WHAT YOU WILL DO
Write every line out verbatim and omit the pictures.

DATA EXTRACT
——————

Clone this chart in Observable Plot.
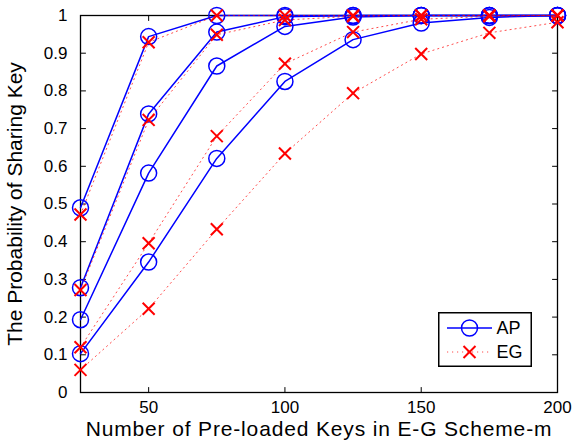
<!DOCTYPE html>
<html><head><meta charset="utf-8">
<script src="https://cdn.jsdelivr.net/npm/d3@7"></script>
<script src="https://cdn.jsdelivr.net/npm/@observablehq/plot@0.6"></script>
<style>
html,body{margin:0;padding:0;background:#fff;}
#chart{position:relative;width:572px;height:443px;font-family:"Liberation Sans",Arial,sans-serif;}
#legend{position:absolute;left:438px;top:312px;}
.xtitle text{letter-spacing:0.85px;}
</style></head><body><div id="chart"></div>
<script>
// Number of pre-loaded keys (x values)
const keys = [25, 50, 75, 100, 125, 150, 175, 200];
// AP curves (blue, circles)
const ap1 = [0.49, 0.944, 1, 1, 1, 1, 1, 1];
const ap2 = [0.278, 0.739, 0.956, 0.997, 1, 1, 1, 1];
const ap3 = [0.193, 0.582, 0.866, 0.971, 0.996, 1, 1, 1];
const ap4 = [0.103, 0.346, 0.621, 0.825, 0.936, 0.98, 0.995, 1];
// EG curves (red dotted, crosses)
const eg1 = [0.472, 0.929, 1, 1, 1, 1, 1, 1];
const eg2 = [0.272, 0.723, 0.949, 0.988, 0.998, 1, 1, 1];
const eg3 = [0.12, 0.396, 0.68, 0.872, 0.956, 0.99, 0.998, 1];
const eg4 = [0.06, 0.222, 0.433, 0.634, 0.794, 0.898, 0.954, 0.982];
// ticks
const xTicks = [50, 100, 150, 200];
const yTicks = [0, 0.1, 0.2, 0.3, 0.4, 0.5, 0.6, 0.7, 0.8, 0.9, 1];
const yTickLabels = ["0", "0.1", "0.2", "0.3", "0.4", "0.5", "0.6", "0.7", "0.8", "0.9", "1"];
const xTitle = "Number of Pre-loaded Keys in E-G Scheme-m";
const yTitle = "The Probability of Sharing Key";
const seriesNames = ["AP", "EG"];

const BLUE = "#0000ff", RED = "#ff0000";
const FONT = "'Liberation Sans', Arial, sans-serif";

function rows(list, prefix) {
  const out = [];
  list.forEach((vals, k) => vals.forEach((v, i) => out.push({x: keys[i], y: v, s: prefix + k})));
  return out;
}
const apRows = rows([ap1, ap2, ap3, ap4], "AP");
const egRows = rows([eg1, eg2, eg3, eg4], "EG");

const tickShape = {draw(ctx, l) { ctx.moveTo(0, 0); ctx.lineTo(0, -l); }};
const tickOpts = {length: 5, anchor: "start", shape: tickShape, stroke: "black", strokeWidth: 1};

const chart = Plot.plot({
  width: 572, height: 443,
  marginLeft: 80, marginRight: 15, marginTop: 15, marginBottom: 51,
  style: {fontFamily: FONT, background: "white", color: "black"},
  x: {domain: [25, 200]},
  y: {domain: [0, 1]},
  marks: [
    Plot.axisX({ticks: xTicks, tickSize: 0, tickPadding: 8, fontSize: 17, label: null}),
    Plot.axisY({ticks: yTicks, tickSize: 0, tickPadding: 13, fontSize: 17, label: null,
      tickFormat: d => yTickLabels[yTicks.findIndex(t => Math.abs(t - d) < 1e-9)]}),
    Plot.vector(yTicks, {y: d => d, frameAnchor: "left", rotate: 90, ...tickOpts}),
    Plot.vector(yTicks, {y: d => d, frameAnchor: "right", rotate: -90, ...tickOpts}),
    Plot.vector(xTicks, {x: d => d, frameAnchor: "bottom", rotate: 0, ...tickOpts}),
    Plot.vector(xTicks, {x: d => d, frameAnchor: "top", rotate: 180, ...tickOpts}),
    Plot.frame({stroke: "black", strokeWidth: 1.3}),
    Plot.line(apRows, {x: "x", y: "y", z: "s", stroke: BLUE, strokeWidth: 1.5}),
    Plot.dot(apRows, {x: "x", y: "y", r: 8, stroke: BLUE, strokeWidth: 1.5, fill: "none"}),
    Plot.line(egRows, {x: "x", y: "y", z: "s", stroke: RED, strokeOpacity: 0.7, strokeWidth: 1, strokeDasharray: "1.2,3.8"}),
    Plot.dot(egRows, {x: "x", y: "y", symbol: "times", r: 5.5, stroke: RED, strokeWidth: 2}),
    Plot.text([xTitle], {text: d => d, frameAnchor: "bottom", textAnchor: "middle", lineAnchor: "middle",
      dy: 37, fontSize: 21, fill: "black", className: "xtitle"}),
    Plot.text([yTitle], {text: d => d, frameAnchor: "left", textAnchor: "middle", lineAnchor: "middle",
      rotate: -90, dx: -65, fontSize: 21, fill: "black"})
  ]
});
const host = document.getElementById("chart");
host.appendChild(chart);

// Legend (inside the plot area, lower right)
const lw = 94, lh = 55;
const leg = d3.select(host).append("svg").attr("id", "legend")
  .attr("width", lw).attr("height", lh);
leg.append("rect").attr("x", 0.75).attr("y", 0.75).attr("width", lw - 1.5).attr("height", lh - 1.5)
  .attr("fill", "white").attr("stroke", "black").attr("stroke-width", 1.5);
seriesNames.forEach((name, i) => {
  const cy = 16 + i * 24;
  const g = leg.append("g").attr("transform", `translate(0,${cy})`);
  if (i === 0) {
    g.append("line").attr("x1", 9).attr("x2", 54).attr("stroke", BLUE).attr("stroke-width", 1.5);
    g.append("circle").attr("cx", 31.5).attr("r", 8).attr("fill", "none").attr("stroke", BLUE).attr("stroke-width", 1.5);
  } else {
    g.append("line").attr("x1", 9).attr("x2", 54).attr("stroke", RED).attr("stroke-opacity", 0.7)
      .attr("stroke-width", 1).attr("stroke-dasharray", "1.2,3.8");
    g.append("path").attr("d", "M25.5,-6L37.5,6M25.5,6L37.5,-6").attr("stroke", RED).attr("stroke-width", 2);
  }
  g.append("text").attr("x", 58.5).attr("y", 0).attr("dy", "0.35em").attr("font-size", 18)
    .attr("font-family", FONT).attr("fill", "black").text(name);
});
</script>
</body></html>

——————

ANSWER TO THIS PROBLEM
Clone this chart in Observable Plot.
<!DOCTYPE html>
<html><head><meta charset="utf-8">
<script src="https://cdn.jsdelivr.net/npm/d3@7"></script>
<script src="https://cdn.jsdelivr.net/npm/@observablehq/plot@0.6"></script>
<style>
html,body{margin:0;padding:0;background:#fff;}
#chart{position:relative;width:572px;height:443px;font-family:"Liberation Sans",Arial,sans-serif;}
#legend{position:absolute;left:438px;top:312px;}
.xtitle text{letter-spacing:0.85px;}
</style></head><body><div id="chart"></div>
<script>
// Number of pre-loaded keys (x values)
const keys = [25, 50, 75, 100, 125, 150, 175, 200];
// AP curves (blue, circles)
const ap1 = [0.49, 0.944, 1, 1, 1, 1, 1, 1];
const ap2 = [0.278, 0.739, 0.956, 0.997, 1, 1, 1, 1];
const ap3 = [0.193, 0.582, 0.866, 0.971, 0.996, 1, 1, 1];
const ap4 = [0.103, 0.346, 0.621, 0.825, 0.936, 0.98, 0.995, 1];
// EG curves (red dotted, crosses)
const eg1 = [0.472, 0.929, 1, 1, 1, 1, 1, 1];
const eg2 = [0.272, 0.723, 0.949, 0.988, 0.998, 1, 1, 1];
const eg3 = [0.12, 0.396, 0.68, 0.872, 0.956, 0.99, 0.998, 1];
const eg4 = [0.06, 0.222, 0.433, 0.634, 0.794, 0.898, 0.954, 0.982];
// ticks
const xTicks = [50, 100, 150, 200];
const yTicks = [0, 0.1, 0.2, 0.3, 0.4, 0.5, 0.6, 0.7, 0.8, 0.9, 1];
const yTickLabels = ["0", "0.1", "0.2", "0.3", "0.4", "0.5", "0.6", "0.7", "0.8", "0.9", "1"];
const xTitle = "Number of Pre-loaded Keys in E-G Scheme-m";
const yTitle = "The Probability of Sharing Key";
const seriesNames = ["AP", "EG"];

const BLUE = "#0000ff", RED = "#ff0000";
const FONT = "'Liberation Sans', Arial, sans-serif";

function rows(list, prefix) {
  const out = [];
  list.forEach((vals, k) => vals.forEach((v, i) => out.push({x: keys[i], y: v, s: prefix + k})));
  return out;
}
const apRows = rows([ap1, ap2, ap3, ap4], "AP");
const egRows = rows([eg1, eg2, eg3, eg4], "EG");

const tickShape = {draw(ctx, l) { ctx.moveTo(0, 0); ctx.lineTo(0, -l); }};
const tickOpts = {length: 5, anchor: "start", shape: tickShape, stroke: "black", strokeWidth: 1};

const chart = Plot.plot({
  width: 572, height: 443,
  marginLeft: 80, marginRight: 15, marginTop: 15, marginBottom: 51,
  style: {fontFamily: FONT, background: "white", color: "black"},
  x: {domain: [25, 200]},
  y: {domain: [0, 1]},
  marks: [
    Plot.axisX({ticks: xTicks, tickSize: 0, tickPadding: 8, fontSize: 17, label: null}),
    Plot.axisY({ticks: yTicks, tickSize: 0, tickPadding: 13, fontSize: 17, label: null,
      tickFormat: d => yTickLabels[yTicks.findIndex(t => Math.abs(t - d) < 1e-9)]}),
    Plot.vector(yTicks, {y: d => d, frameAnchor: "left", rotate: 90, ...tickOpts}),
    Plot.vector(yTicks, {y: d => d, frameAnchor: "right", rotate: -90, ...tickOpts}),
    Plot.vector(xTicks, {x: d => d, frameAnchor: "bottom", rotate: 0, ...tickOpts}),
    Plot.vector(xTicks, {x: d => d, frameAnchor: "top", rotate: 180, ...tickOpts}),
    Plot.frame({stroke: "black", strokeWidth: 1.3}),
    Plot.line(apRows, {x: "x", y: "y", z: "s", stroke: BLUE, strokeWidth: 1.5}),
    Plot.dot(apRows, {x: "x", y: "y", r: 8, stroke: BLUE, strokeWidth: 1.5, fill: "none"}),
    Plot.line(egRows, {x: "x", y: "y", z: "s", stroke: RED, strokeOpacity: 0.7, strokeWidth: 1, strokeDasharray: "1.2,3.8"}),
    Plot.dot(egRows, {x: "x", y: "y", symbol: "times", r: 5.5, stroke: RED, strokeWidth: 2}),
    Plot.text([xTitle], {text: d => d, frameAnchor: "bottom", textAnchor: "middle", lineAnchor: "middle",
      dy: 37, fontSize: 21, fill: "black", className: "xtitle"}),
    Plot.text([yTitle], {text: d => d, frameAnchor: "left", textAnchor: "middle", lineAnchor: "middle",
      rotate: -90, dx: -65, fontSize: 21, fill: "black"})
  ]
});
const host = document.getElementById("chart");
host.appendChild(chart);

// Legend (inside the plot area, lower right)
const lw = 94, lh = 55;
const leg = d3.select(host).append("svg").attr("id", "legend")
  .attr("width", lw).attr("height", lh);
leg.append("rect").attr("x", 0.75).attr("y", 0.75).attr("width", lw - 1.5).attr("height", lh - 1.5)
  .attr("fill", "white").attr("stroke", "black").attr("stroke-width", 1.5);
seriesNames.forEach((name, i) => {
  const cy = 16 + i * 24;
  const g = leg.append("g").attr("transform", `translate(0,${cy})`);
  if (i === 0) {
    g.append("line").attr("x1", 9).attr("x2", 54).attr("stroke", BLUE).attr("stroke-width", 1.5);
    g.append("circle").attr("cx", 31.5).attr("r", 8).attr("fill", "none").attr("stroke", BLUE).attr("stroke-width", 1.5);
  } else {
    g.append("line").attr("x1", 9).attr("x2", 54).attr("stroke", RED).attr("stroke-opacity", 0.7)
      .attr("stroke-width", 1).attr("stroke-dasharray", "1.2,3.8");
    g.append("path").attr("d", "M25.5,-6L37.5,6M25.5,6L37.5,-6").attr("stroke", RED).attr("stroke-width", 2);
  }
  g.append("text").attr("x", 58.5).attr("y", 0).attr("dy", "0.35em").attr("font-size", 18)
    .attr("font-family", FONT).attr("fill", "black").text(name);
});
</script>
</body></html>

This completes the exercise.